Published: February 1999
Publisher: MTV books and pockets
"I walk around the school hallways and look at the people. I look at the teachers and wonder why they're here. Not in a mean way. In a curious way. It's like looking at all the students and wondering who's had their heart broken that day...or wondering who did the heart breaking and wondering why." Charlie is a freshman. And while he's not the biggest geek in the school, he is by no means popular. Shy, introspective, intelligent beyond his years yet socially awkward, he is a wallflower, caught between trying to live his life and trying to run from it. Charlie is attempting to navigate his way through uncharted territory: the world of first dates and mixed tapes, family dramas and new friends; the world of sex, drugs, and The Rocky Horror Picture Show, when all one requires is that perfect song on that perfect drive to feel infinite. But Charlie can't stay on the sideline forever. Standing on the fringes of life offers a unique perspective.

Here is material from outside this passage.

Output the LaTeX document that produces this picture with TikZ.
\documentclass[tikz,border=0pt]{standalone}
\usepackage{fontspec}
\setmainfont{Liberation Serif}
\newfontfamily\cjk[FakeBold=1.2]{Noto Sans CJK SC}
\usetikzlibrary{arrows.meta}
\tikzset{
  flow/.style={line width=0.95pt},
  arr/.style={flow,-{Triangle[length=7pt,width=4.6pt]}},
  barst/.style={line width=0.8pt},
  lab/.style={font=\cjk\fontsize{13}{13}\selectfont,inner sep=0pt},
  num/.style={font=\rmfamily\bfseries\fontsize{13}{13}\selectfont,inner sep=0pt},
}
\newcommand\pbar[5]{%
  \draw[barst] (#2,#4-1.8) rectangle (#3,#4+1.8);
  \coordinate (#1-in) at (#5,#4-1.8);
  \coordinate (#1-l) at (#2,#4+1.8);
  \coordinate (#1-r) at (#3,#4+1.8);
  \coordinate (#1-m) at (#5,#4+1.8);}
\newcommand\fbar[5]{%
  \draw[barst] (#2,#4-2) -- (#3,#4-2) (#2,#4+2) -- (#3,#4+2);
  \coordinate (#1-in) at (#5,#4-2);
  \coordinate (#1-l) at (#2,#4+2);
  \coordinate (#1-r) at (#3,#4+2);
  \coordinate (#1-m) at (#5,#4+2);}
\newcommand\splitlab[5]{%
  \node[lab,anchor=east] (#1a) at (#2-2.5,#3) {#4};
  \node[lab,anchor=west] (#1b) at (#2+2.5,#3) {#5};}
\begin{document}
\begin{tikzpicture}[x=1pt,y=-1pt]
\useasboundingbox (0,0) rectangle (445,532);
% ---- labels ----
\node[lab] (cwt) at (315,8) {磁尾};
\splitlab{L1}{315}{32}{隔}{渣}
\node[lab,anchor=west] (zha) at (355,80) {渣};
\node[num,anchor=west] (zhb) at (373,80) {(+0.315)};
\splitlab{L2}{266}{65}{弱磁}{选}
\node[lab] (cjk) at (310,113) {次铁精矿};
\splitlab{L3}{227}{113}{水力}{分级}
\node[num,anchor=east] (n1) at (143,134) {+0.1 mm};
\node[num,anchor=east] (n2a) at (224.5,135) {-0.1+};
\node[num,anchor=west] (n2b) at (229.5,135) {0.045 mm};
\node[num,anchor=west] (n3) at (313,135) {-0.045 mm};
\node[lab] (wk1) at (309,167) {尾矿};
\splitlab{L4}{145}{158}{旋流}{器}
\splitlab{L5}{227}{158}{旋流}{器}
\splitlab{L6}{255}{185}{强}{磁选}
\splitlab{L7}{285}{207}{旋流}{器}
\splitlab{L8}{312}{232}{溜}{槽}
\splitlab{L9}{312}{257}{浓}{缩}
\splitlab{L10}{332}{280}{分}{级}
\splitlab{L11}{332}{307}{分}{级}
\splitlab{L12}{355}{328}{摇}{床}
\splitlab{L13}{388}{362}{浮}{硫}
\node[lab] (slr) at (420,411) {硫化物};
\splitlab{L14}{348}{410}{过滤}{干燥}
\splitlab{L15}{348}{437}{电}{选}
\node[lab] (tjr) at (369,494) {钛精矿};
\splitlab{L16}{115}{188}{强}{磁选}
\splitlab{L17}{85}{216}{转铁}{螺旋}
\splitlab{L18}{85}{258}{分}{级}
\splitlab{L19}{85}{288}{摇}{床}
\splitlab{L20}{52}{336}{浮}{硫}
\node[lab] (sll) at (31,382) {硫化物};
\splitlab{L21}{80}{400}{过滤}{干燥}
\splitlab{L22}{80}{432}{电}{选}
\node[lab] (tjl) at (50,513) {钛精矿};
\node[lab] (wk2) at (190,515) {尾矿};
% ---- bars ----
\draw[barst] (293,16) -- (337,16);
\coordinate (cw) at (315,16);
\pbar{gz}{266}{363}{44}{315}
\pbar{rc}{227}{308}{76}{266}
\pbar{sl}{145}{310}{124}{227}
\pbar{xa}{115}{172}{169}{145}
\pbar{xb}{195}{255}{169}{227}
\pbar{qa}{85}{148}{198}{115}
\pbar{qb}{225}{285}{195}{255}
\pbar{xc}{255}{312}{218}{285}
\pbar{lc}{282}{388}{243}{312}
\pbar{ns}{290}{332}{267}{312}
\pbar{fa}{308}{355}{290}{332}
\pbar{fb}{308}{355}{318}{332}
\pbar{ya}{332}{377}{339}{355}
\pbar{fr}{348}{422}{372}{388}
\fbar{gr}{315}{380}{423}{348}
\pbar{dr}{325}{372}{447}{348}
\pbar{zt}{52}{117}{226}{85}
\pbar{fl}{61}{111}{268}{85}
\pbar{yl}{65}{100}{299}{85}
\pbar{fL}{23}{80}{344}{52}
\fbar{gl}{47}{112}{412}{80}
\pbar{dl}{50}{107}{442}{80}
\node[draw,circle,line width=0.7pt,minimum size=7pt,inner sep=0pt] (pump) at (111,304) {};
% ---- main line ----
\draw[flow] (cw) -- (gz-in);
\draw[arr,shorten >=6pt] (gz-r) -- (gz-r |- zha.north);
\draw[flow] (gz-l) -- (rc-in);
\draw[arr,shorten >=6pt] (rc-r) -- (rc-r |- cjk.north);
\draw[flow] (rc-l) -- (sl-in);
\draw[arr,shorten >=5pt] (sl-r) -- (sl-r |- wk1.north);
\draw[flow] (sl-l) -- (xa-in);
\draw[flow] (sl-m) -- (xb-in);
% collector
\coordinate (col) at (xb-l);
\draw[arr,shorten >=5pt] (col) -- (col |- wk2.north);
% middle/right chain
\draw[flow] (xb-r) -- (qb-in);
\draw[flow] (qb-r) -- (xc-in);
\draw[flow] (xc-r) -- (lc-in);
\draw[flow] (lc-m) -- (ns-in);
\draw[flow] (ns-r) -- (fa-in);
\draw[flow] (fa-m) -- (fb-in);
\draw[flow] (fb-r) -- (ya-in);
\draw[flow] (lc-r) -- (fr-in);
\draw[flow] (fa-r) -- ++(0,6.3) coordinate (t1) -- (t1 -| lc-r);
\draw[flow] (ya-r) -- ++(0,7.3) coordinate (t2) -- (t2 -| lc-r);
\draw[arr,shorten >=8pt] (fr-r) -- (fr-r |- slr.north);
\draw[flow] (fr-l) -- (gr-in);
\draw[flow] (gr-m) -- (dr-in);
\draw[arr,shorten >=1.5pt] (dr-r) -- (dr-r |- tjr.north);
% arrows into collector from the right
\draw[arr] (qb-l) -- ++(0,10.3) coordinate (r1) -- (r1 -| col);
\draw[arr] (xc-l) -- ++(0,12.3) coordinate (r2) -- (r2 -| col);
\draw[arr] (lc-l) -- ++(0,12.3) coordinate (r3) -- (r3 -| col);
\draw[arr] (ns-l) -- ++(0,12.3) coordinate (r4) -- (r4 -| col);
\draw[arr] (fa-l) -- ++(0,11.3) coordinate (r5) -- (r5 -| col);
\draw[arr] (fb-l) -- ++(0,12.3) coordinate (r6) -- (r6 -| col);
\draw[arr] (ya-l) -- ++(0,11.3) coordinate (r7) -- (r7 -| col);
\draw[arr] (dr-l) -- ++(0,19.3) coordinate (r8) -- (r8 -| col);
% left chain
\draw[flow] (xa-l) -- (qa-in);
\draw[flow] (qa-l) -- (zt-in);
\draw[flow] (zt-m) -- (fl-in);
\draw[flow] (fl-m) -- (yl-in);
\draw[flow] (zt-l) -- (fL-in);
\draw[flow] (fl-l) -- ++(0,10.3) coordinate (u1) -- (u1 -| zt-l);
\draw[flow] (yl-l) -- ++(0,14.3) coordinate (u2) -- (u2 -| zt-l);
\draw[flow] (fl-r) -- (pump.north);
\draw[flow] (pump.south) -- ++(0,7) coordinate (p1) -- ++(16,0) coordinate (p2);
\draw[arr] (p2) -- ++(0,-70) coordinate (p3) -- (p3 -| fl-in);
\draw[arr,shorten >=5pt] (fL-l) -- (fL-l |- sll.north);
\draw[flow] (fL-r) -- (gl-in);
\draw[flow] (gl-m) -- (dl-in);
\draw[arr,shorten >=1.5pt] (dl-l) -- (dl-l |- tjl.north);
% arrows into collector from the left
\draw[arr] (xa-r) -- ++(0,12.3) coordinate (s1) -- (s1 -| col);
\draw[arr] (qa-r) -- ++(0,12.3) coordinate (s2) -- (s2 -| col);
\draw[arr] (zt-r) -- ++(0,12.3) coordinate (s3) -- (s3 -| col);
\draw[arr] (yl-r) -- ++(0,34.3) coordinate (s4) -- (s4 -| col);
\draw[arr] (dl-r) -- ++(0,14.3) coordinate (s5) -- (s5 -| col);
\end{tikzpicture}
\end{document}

But there comes a time to see what it looks like from the dance floor. The Perks of Being a Wallflower is a deeply affecting coming-of-age story that will spirit you back to those wild and poignant roller-coaster days known as growing up.

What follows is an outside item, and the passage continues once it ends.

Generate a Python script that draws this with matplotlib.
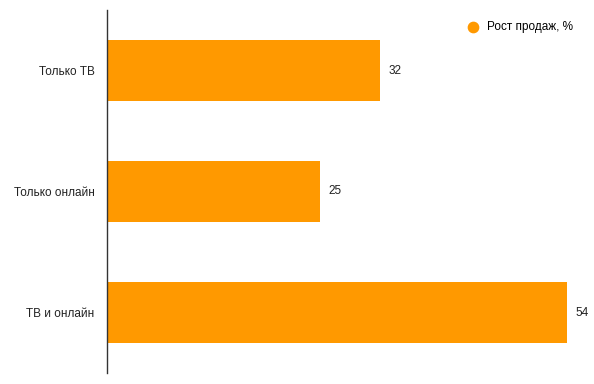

This is a rather hard book to review. I was putting this review off for as long as I possibly could as I just can’t seem to form any words to describe how much I loved this book!
Having not watched the movie I decided to tackle this book down after I found a cheap copy in my local store! The book addresses just within the first few pages; suicide, domestic abuse, homosexuality, molestation, rape, abortion, drug use and mental illness. Which is basically a jackpot for me as I’ve been trying to find books that more or less address these issues but are also YA.

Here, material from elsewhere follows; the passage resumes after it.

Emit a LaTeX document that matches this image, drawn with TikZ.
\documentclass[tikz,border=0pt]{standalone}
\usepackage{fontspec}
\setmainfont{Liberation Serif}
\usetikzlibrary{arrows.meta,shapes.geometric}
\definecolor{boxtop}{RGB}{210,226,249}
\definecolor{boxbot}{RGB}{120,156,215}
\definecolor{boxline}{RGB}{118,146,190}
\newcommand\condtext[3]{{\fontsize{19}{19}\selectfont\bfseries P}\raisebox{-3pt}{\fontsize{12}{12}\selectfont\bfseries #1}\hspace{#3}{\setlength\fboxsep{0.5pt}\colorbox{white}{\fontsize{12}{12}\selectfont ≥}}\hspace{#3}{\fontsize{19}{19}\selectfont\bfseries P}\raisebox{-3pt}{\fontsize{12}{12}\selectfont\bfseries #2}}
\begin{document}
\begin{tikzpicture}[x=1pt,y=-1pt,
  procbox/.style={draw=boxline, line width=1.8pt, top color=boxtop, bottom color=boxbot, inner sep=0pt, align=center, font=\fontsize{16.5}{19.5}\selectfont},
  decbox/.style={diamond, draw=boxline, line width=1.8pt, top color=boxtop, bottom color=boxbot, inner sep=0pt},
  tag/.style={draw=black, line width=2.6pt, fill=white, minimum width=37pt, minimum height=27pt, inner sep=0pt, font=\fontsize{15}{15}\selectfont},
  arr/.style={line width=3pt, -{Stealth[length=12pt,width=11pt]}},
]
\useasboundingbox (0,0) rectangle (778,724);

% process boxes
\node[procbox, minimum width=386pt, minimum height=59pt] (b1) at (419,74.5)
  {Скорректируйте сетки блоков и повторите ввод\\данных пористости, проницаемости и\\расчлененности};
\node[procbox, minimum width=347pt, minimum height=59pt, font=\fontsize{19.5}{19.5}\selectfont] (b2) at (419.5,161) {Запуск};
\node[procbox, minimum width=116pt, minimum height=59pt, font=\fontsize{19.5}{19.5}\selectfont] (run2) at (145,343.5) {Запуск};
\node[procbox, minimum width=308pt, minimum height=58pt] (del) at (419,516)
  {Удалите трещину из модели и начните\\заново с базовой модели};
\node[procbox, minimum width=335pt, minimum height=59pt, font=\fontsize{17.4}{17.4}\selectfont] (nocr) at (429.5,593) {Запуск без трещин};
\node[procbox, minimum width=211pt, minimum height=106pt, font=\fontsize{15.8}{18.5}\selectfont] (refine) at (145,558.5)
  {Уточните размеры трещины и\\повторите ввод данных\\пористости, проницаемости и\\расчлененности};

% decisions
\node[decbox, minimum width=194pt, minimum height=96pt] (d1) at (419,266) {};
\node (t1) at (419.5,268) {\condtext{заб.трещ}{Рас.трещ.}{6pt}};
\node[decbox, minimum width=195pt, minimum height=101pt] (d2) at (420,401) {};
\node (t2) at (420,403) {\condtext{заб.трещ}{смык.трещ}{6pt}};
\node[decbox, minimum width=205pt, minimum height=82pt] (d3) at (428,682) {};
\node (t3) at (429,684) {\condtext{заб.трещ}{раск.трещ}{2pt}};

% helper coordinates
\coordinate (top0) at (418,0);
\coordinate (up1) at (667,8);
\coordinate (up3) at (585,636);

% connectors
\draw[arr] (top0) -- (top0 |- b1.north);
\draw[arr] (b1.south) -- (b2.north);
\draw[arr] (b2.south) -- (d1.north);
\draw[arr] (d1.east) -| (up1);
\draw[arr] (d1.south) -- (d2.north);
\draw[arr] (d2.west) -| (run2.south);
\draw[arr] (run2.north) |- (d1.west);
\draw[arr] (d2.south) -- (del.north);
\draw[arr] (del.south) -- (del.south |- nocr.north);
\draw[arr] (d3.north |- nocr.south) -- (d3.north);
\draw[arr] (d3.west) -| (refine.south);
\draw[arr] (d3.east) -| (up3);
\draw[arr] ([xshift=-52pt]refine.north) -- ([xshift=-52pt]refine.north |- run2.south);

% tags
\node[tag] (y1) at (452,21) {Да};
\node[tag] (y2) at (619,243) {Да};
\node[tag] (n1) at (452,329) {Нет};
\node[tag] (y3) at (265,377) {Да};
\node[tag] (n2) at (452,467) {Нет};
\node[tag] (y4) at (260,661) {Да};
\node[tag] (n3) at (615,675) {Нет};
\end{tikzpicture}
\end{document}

Charlie is a freshman who is shy, nervous and not at all popular. Not only that but his bestfriend, his only friend committed suicide. Charlie decides to face the world in a different way, he decides to write letters about his many experiences as a social wallflower to his friend. The way the book was written is original and astonishing. Letters are always somewhat personal and private, you can list all of your fears on a piece of paper and either send it to someone or not. Because Stephen decided to write Charlie’s story this way it’s so much easier to connect with him. To know exactly what he is feeling.
I feel as if this book tackled everything along with the pressure and what it feels like to be a teenager in a new school with no friends.
I can’t praise this book enough, no wonder so many people fall in love with it.